## TASK
Everything from the line containing "Output the Python" through the line containing "plt.rcParams['font.family'] = ['Liberation" must be written out exactly, and nothing more; leave any pictures out.

## DATASET ENTRIES
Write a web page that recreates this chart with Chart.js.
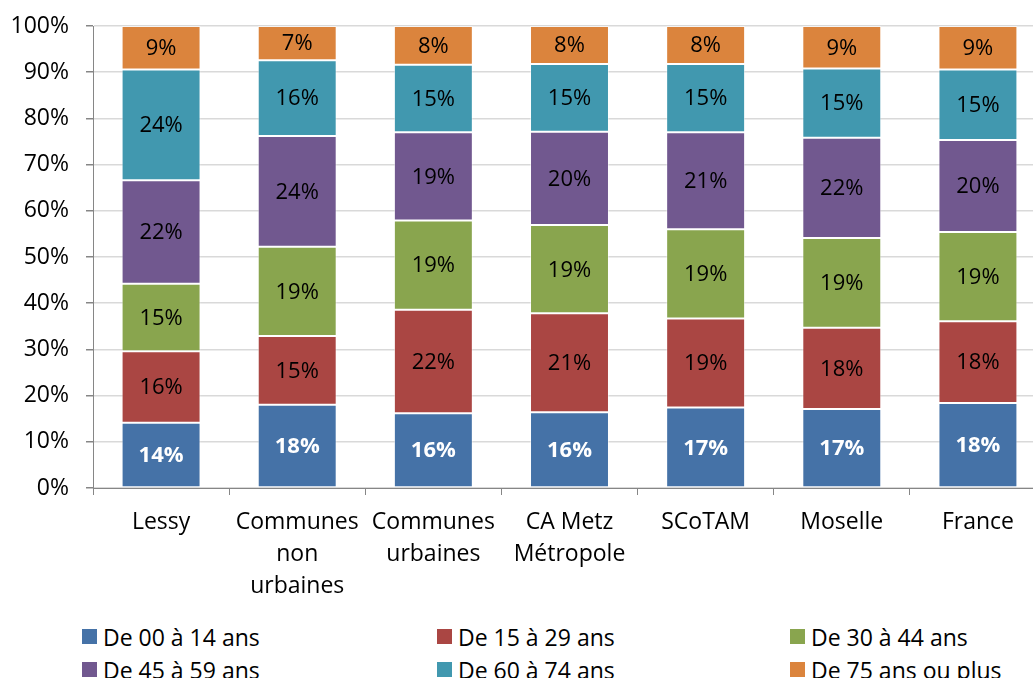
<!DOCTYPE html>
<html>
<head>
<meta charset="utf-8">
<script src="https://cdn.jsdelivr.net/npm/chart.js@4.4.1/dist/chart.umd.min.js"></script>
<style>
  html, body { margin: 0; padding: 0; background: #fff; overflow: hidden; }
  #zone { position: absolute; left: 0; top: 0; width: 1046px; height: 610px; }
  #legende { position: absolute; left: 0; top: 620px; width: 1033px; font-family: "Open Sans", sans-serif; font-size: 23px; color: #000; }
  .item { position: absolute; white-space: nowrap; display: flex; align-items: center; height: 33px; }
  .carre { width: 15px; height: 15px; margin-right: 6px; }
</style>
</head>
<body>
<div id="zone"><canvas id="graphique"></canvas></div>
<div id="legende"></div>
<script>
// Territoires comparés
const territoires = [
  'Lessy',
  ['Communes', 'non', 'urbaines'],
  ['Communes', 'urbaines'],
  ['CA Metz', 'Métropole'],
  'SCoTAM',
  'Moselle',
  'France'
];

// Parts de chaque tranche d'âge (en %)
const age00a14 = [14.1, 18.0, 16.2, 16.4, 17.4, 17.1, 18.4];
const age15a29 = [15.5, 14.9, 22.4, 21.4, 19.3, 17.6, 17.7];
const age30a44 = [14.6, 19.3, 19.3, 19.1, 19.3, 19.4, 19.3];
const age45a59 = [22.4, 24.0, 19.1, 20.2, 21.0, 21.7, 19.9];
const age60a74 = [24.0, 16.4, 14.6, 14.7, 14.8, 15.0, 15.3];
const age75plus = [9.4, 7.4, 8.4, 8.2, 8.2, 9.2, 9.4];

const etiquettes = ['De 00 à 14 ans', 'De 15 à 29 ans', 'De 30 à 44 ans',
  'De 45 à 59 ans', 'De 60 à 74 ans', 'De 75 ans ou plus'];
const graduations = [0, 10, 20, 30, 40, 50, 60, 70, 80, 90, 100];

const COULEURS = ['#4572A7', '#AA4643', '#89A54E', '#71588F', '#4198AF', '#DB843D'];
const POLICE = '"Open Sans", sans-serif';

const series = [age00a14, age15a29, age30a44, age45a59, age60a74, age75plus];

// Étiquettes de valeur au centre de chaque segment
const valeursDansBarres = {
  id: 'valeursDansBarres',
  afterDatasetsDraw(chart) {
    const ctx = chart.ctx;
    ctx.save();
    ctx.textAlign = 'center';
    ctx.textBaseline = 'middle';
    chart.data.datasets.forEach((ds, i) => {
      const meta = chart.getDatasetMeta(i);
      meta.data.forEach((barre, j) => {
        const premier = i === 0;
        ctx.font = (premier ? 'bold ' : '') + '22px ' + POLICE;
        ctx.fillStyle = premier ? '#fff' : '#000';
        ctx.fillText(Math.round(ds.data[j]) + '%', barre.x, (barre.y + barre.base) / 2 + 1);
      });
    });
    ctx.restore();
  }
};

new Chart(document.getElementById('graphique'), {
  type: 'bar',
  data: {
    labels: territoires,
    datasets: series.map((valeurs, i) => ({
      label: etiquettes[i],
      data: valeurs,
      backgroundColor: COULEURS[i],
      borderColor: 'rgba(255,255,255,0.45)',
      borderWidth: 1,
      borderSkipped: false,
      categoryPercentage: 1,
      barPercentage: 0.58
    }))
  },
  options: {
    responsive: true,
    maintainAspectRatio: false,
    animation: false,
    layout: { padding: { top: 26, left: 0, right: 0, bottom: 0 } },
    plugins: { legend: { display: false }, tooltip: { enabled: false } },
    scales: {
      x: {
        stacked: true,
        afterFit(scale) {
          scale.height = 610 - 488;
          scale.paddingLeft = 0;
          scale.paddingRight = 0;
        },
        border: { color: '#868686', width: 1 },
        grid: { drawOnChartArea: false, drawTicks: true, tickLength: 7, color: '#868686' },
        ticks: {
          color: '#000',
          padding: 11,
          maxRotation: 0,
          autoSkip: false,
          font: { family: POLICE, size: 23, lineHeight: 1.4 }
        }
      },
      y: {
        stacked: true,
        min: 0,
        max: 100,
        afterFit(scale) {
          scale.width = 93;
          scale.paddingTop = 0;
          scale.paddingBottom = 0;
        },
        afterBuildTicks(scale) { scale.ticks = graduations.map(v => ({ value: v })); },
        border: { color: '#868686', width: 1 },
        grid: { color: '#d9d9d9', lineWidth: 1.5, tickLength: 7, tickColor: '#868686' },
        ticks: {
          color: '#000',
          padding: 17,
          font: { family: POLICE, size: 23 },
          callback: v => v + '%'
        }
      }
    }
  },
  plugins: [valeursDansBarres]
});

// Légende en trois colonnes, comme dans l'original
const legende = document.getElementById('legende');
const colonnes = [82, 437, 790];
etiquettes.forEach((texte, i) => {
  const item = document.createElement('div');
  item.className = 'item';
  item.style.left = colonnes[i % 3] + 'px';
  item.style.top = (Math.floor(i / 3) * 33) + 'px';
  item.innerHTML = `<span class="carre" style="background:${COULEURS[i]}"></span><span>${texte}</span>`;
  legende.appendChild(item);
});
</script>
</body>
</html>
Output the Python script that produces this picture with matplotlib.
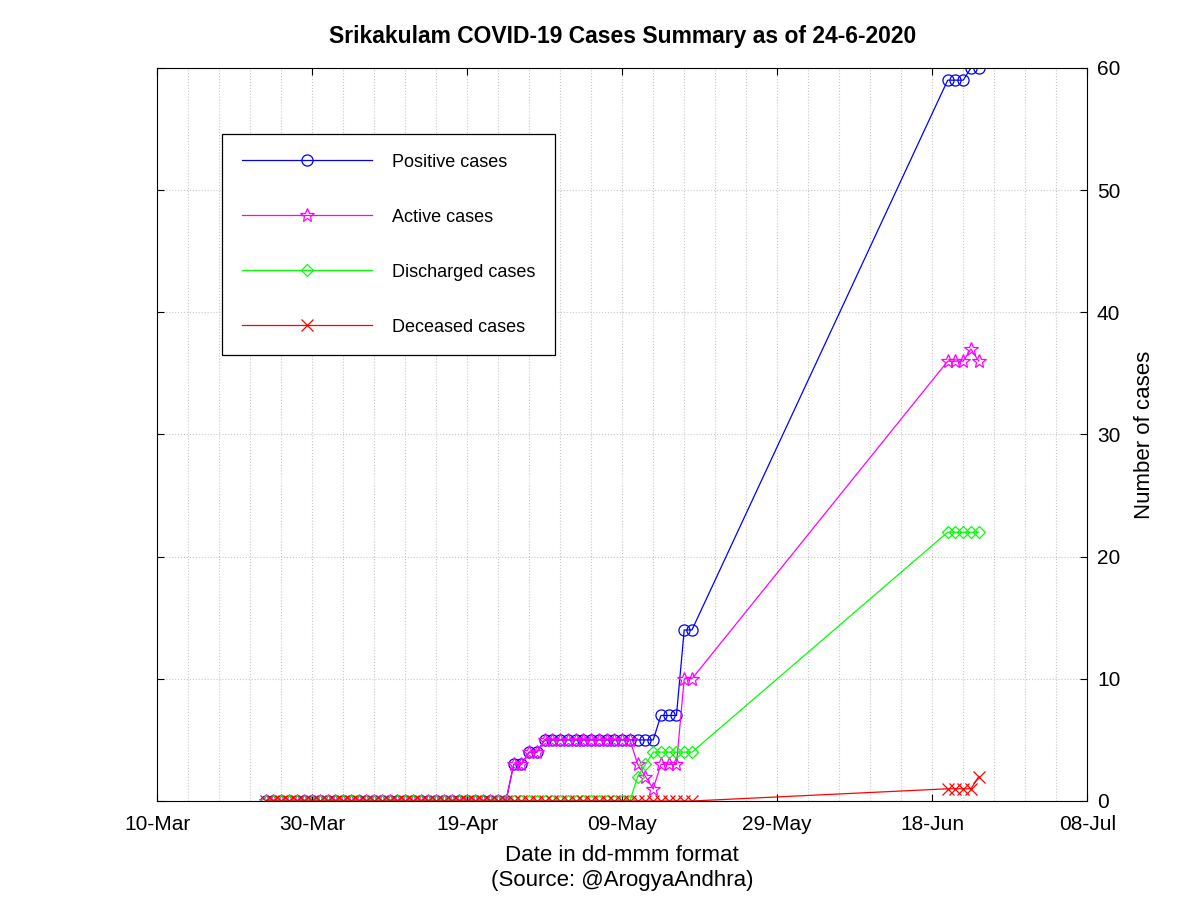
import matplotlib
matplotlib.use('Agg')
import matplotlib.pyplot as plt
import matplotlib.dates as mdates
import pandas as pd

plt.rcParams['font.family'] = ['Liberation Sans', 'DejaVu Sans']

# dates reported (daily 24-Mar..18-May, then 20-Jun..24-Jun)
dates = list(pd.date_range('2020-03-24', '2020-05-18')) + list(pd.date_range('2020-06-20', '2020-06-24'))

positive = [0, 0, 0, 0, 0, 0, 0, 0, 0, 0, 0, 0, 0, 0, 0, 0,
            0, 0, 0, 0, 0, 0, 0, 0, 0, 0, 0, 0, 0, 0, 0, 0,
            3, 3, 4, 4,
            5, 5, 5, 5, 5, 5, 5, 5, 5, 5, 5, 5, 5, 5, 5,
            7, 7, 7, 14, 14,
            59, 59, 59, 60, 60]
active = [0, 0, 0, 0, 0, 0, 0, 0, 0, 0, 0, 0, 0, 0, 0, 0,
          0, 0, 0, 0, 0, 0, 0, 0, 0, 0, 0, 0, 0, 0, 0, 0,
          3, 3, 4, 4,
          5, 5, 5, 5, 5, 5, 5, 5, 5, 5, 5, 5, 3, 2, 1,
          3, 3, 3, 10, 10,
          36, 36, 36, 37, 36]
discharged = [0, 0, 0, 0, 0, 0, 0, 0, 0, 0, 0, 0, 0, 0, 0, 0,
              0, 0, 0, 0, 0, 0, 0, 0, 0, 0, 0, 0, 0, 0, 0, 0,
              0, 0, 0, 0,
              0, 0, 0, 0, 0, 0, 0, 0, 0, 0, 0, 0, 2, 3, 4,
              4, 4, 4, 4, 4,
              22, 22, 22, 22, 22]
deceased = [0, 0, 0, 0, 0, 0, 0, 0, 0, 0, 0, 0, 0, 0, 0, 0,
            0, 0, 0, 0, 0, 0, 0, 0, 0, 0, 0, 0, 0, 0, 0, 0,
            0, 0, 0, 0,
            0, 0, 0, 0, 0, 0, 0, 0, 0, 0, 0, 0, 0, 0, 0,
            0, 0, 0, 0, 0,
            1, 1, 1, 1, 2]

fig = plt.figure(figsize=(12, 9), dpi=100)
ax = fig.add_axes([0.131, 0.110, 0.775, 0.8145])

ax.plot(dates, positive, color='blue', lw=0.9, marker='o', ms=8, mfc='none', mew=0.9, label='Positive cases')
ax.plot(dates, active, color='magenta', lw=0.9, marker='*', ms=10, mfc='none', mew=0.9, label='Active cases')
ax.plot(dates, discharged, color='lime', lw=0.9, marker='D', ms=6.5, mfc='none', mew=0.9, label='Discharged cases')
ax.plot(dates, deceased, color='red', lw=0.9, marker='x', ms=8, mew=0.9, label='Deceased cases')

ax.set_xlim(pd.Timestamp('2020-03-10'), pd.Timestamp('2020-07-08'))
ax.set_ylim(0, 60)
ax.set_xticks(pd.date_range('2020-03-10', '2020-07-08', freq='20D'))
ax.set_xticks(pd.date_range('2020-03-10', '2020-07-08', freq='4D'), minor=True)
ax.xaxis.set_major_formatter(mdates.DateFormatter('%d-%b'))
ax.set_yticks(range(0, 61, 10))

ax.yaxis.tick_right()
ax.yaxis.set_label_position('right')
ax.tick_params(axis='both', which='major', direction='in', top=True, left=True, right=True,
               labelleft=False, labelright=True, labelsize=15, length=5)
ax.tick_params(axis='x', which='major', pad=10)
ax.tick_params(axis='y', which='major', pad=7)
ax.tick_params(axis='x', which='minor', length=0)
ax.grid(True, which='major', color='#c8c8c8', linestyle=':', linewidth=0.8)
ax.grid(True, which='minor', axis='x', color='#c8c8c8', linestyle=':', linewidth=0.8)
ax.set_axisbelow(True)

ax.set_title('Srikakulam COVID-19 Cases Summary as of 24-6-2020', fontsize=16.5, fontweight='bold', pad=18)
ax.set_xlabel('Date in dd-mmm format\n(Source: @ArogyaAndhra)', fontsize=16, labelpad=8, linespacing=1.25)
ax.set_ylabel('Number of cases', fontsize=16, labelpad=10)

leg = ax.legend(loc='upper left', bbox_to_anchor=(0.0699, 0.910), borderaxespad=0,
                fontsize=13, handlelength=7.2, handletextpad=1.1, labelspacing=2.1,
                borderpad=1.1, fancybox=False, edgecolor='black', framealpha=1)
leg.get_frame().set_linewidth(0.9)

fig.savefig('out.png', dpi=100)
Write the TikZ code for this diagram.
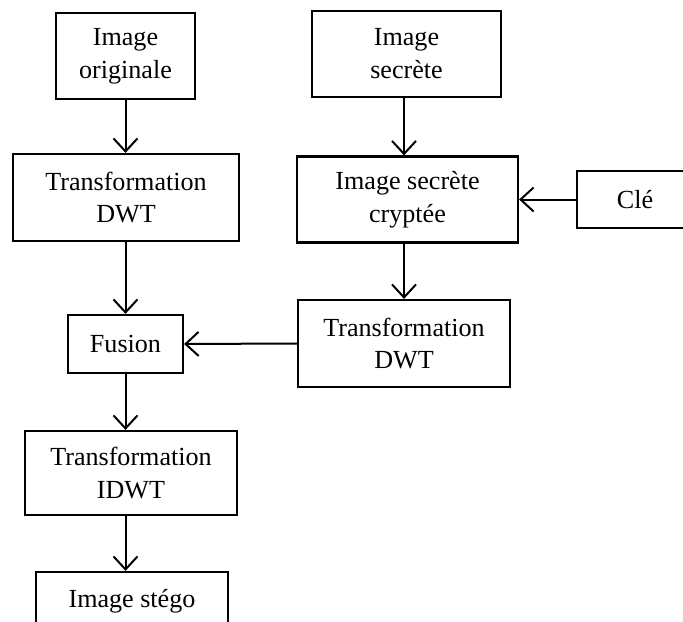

## ANSWER TO THE EXERCISE
Output the Python script that produces this picture with matplotlib.
import matplotlib
matplotlib.use('Agg')
import matplotlib.pyplot as plt
import matplotlib.dates as mdates
import pandas as pd

plt.rcParams['font.family'] = ['Liberation Sans', 'DejaVu Sans']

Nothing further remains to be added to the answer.